Thursday, May 14, 2009

Traveling and pondering


A personal note I sent to friends this morning. It seems a good piece to wrap up this trip with.

On the train to Nanjing.

Following an experience while sitting this morning-one of those sittings that calls everything into question, until even the questions themselves cease to be, ceded to the Authority of a power greater than "how" or "why"-
-I ponder the following:

What does it mean to be held to a higher standard?

What would it mean if right now, within this immediate moment- and within all immediate moments- my effort is being measured against a standard set from a higher level- emphatically not my standard, not emanating at all from my will, but emanating directly from a higher will?
A standard I may even acknowledge intellectually, as a hypothesis, but cannot truly sense, and do not understand?

Perhaps I can then dispense with ordinary questions of morality and relativism. True, these principals exist and do not go away- and yes, I must even understand not only that I operate under them, but how to operate under them. Yet they are but a fraction of the larger question.
What is my responsibility? With what parts do I answer that call?

I see that I want to "do." Part of my wish-perhaps an essential part of my wish- is actually a wish to "do.". I am so engulfed by this paradox that only on rare occasions may I sense it, and then, only when a very fine material becomes available- a material which we can only define, if it is at all within our grasp to do so, as Grace.

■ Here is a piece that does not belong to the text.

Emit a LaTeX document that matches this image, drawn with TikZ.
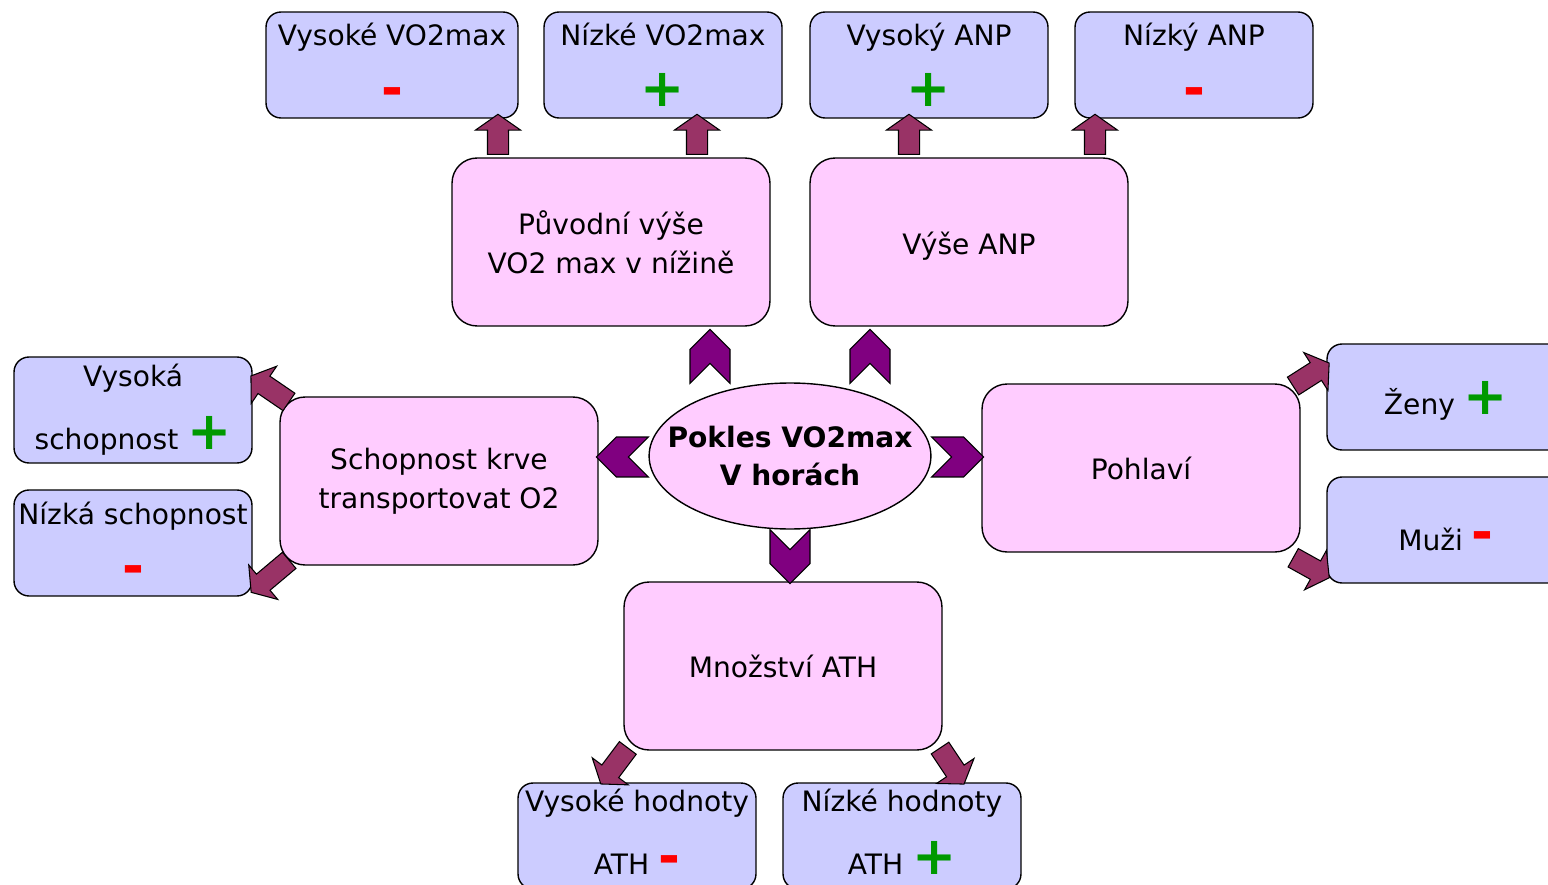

It is within seeing the deep and urgent necessity of surrendering my wish to do, to act, to control, that I truly begin to discover my nothingness, and to begin to sense-not with my intellect, but with the finer parts of my attendance- my nothingness, and how utterly I must acknowledge the phrase:
"THY will be done."

My responsibility-my work- begins with, and rests on, a deeper understanding of what this means.

Within the privilege, and the bliss, of such an offering- the very same sacrifice required of Abraham, that is, a sacrifice of everything that is born of me- the flower of remorse opens for a moment, and the tears of my own inadequacy and iniquity arrive.

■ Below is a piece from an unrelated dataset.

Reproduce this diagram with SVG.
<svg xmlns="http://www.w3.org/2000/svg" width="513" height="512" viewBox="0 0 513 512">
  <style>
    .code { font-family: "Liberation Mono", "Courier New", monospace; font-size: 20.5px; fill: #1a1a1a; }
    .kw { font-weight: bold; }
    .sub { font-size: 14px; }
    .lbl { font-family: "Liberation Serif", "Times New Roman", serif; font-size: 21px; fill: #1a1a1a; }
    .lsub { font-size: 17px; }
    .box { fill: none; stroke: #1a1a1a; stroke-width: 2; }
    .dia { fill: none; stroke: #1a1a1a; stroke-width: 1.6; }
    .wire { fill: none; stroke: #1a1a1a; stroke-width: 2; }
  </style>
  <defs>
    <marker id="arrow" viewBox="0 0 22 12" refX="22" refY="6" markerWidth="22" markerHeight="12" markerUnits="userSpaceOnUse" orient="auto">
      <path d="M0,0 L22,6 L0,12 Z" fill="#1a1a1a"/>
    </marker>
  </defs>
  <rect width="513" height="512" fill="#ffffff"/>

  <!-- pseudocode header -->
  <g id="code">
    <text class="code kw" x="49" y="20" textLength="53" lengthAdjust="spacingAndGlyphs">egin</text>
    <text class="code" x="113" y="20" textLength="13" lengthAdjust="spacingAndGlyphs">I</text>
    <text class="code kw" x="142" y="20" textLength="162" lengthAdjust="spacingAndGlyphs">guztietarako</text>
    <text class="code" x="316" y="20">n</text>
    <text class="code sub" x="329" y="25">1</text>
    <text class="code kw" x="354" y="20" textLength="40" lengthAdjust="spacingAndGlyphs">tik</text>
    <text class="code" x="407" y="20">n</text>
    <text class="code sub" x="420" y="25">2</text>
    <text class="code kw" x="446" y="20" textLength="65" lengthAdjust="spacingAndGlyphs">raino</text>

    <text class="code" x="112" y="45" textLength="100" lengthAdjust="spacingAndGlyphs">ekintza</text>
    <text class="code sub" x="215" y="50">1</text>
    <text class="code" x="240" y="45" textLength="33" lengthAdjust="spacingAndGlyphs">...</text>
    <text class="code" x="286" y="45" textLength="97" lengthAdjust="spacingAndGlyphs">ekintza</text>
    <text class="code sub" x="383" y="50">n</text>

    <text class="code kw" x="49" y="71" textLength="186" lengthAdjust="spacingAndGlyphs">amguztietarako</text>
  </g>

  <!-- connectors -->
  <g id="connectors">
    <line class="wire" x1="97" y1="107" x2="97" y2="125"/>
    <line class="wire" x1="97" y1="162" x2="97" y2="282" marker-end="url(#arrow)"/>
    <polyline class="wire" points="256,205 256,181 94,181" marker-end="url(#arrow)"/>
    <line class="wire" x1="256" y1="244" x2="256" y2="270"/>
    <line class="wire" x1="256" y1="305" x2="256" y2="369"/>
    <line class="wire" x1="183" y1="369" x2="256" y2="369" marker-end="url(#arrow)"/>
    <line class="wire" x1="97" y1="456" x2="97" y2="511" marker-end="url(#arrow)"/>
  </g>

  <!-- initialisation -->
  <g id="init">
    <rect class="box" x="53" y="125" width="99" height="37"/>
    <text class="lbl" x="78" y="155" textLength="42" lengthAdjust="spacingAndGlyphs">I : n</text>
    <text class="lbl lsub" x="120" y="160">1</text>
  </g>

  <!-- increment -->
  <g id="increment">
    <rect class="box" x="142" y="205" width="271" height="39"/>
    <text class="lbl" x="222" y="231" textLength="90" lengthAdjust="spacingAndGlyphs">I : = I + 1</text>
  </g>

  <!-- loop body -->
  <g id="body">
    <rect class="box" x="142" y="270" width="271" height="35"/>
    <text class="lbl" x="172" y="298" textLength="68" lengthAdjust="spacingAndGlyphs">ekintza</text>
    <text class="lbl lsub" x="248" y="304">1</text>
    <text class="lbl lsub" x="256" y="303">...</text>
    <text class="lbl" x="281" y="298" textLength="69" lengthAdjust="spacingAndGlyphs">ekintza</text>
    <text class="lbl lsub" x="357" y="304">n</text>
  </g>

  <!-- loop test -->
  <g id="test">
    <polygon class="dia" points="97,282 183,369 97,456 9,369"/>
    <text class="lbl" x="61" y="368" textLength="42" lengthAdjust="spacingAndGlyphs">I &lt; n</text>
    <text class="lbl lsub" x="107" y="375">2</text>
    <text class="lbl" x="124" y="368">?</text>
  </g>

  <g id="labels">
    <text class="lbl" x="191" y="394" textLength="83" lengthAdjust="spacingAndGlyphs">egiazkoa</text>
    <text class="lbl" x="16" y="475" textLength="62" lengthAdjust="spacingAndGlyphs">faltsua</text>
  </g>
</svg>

I'm not worthy of that blessing, but I suppose none of us are.

Within all of this, can I make an effort today to remember that my work-my effort-my Being itself-is forever measured, in an active, living, and intimate manner, against this awesome and unconditional love that births us and gives us life?

How do I meet my life in regard to this? In each moment, I am given the opportunity to explore that question.

The choice is mine.

May our hearts be opened, and our prayers be heard.